--- Start of RECORDS SUPPLIED ---

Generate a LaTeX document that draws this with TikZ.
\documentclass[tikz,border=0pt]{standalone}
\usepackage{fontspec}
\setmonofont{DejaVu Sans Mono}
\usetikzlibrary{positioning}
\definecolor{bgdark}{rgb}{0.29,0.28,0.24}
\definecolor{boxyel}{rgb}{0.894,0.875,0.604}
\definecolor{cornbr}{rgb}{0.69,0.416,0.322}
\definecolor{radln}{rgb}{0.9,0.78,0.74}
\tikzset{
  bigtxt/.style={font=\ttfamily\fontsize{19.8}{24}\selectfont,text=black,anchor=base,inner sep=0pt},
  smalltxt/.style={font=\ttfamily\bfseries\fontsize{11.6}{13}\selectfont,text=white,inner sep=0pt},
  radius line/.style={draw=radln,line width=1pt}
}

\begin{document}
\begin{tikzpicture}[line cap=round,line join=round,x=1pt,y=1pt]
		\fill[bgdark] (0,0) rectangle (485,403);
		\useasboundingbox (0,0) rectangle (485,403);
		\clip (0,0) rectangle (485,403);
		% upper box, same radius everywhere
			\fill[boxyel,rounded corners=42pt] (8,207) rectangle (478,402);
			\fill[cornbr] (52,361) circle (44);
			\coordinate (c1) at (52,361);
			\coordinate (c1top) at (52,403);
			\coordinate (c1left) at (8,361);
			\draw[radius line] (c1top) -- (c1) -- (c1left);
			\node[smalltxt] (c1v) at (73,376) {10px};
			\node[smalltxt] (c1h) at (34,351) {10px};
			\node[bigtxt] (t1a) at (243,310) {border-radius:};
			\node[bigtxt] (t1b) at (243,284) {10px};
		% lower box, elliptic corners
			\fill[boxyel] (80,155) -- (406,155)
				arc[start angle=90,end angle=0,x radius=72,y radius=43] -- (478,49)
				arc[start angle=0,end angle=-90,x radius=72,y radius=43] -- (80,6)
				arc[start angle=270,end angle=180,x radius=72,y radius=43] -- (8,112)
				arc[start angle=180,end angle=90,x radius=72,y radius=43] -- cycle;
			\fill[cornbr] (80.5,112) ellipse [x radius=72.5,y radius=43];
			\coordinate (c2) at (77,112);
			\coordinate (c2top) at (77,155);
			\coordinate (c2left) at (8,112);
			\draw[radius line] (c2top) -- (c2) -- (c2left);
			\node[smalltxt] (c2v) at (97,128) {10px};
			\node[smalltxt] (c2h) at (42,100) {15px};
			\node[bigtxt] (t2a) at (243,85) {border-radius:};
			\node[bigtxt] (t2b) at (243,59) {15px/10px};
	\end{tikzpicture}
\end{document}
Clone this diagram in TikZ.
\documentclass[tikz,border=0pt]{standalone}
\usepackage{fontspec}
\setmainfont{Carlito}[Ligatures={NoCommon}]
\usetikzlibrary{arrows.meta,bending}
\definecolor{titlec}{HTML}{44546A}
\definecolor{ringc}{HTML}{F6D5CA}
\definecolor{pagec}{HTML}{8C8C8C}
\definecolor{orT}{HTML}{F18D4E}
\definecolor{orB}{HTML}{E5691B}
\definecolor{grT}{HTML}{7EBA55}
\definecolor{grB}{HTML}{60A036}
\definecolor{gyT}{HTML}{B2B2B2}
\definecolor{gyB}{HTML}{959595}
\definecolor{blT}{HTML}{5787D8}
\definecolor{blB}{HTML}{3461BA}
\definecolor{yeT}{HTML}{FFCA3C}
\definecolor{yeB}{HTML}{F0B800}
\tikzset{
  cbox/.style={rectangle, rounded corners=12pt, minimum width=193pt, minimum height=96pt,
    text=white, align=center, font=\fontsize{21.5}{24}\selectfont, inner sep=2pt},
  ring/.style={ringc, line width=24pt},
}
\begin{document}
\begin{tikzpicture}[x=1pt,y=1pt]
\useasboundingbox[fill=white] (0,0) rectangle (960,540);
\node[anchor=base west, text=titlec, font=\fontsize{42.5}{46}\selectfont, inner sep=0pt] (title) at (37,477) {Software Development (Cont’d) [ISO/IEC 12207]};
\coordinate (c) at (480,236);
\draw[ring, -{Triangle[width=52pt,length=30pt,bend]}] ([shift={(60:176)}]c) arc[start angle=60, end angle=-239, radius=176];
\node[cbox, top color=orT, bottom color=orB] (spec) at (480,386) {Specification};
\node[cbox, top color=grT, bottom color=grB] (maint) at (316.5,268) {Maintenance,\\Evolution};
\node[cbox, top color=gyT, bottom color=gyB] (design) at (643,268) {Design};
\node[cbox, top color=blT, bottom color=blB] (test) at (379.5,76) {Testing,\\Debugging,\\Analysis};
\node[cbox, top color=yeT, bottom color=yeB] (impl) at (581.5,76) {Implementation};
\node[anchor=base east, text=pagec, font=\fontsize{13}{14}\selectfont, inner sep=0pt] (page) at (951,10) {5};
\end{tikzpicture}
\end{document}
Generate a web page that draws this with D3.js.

--- End of RECORDS SUPPLIED ---

▶ SHORT TASK
Set all of the records down again, exactly as they stand.

▶ SOLUTION
Generate a LaTeX document that draws this with TikZ.
\documentclass[tikz,border=0pt]{standalone}
\usepackage{fontspec}
\setmonofont{DejaVu Sans Mono}
\usetikzlibrary{positioning}
\definecolor{bgdark}{rgb}{0.29,0.28,0.24}
\definecolor{boxyel}{rgb}{0.894,0.875,0.604}
\definecolor{cornbr}{rgb}{0.69,0.416,0.322}
\definecolor{radln}{rgb}{0.9,0.78,0.74}
\tikzset{
  bigtxt/.style={font=\ttfamily\fontsize{19.8}{24}\selectfont,text=black,anchor=base,inner sep=0pt},
  smalltxt/.style={font=\ttfamily\bfseries\fontsize{11.6}{13}\selectfont,text=white,inner sep=0pt},
  radius line/.style={draw=radln,line width=1pt}
}

\begin{document}
\begin{tikzpicture}[line cap=round,line join=round,x=1pt,y=1pt]
		\fill[bgdark] (0,0) rectangle (485,403);
		\useasboundingbox (0,0) rectangle (485,403);
		\clip (0,0) rectangle (485,403);
		% upper box, same radius everywhere
			\fill[boxyel,rounded corners=42pt] (8,207) rectangle (478,402);
			\fill[cornbr] (52,361) circle (44);
			\coordinate (c1) at (52,361);
			\coordinate (c1top) at (52,403);
			\coordinate (c1left) at (8,361);
			\draw[radius line] (c1top) -- (c1) -- (c1left);
			\node[smalltxt] (c1v) at (73,376) {10px};
			\node[smalltxt] (c1h) at (34,351) {10px};
			\node[bigtxt] (t1a) at (243,310) {border-radius:};
			\node[bigtxt] (t1b) at (243,284) {10px};
		% lower box, elliptic corners
			\fill[boxyel] (80,155) -- (406,155)
				arc[start angle=90,end angle=0,x radius=72,y radius=43] -- (478,49)
				arc[start angle=0,end angle=-90,x radius=72,y radius=43] -- (80,6)
				arc[start angle=270,end angle=180,x radius=72,y radius=43] -- (8,112)
				arc[start angle=180,end angle=90,x radius=72,y radius=43] -- cycle;
			\fill[cornbr] (80.5,112) ellipse [x radius=72.5,y radius=43];
			\coordinate (c2) at (77,112);
			\coordinate (c2top) at (77,155);
			\coordinate (c2left) at (8,112);
			\draw[radius line] (c2top) -- (c2) -- (c2left);
			\node[smalltxt] (c2v) at (97,128) {10px};
			\node[smalltxt] (c2h) at (42,100) {15px};
			\node[bigtxt] (t2a) at (243,85) {border-radius:};
			\node[bigtxt] (t2b) at (243,59) {15px/10px};
	\end{tikzpicture}
\end{document}
Clone this diagram in TikZ.
\documentclass[tikz,border=0pt]{standalone}
\usepackage{fontspec}
\setmainfont{Carlito}[Ligatures={NoCommon}]
\usetikzlibrary{arrows.meta,bending}
\definecolor{titlec}{HTML}{44546A}
\definecolor{ringc}{HTML}{F6D5CA}
\definecolor{pagec}{HTML}{8C8C8C}
\definecolor{orT}{HTML}{F18D4E}
\definecolor{orB}{HTML}{E5691B}
\definecolor{grT}{HTML}{7EBA55}
\definecolor{grB}{HTML}{60A036}
\definecolor{gyT}{HTML}{B2B2B2}
\definecolor{gyB}{HTML}{959595}
\definecolor{blT}{HTML}{5787D8}
\definecolor{blB}{HTML}{3461BA}
\definecolor{yeT}{HTML}{FFCA3C}
\definecolor{yeB}{HTML}{F0B800}
\tikzset{
  cbox/.style={rectangle, rounded corners=12pt, minimum width=193pt, minimum height=96pt,
    text=white, align=center, font=\fontsize{21.5}{24}\selectfont, inner sep=2pt},
  ring/.style={ringc, line width=24pt},
}
\begin{document}
\begin{tikzpicture}[x=1pt,y=1pt]
\useasboundingbox[fill=white] (0,0) rectangle (960,540);
\node[anchor=base west, text=titlec, font=\fontsize{42.5}{46}\selectfont, inner sep=0pt] (title) at (37,477) {Software Development (Cont’d) [ISO/IEC 12207]};
\coordinate (c) at (480,236);
\draw[ring, -{Triangle[width=52pt,length=30pt,bend]}] ([shift={(60:176)}]c) arc[start angle=60, end angle=-239, radius=176];
\node[cbox, top color=orT, bottom color=orB] (spec) at (480,386) {Specification};
\node[cbox, top color=grT, bottom color=grB] (maint) at (316.5,268) {Maintenance,\\Evolution};
\node[cbox, top color=gyT, bottom color=gyB] (design) at (643,268) {Design};
\node[cbox, top color=blT, bottom color=blB] (test) at (379.5,76) {Testing,\\Debugging,\\Analysis};
\node[cbox, top color=yeT, bottom color=yeB] (impl) at (581.5,76) {Implementation};
\node[anchor=base east, text=pagec, font=\fontsize{13}{14}\selectfont, inner sep=0pt] (page) at (951,10) {5};
\end{tikzpicture}
\end{document}
Generate a web page that draws this with D3.js.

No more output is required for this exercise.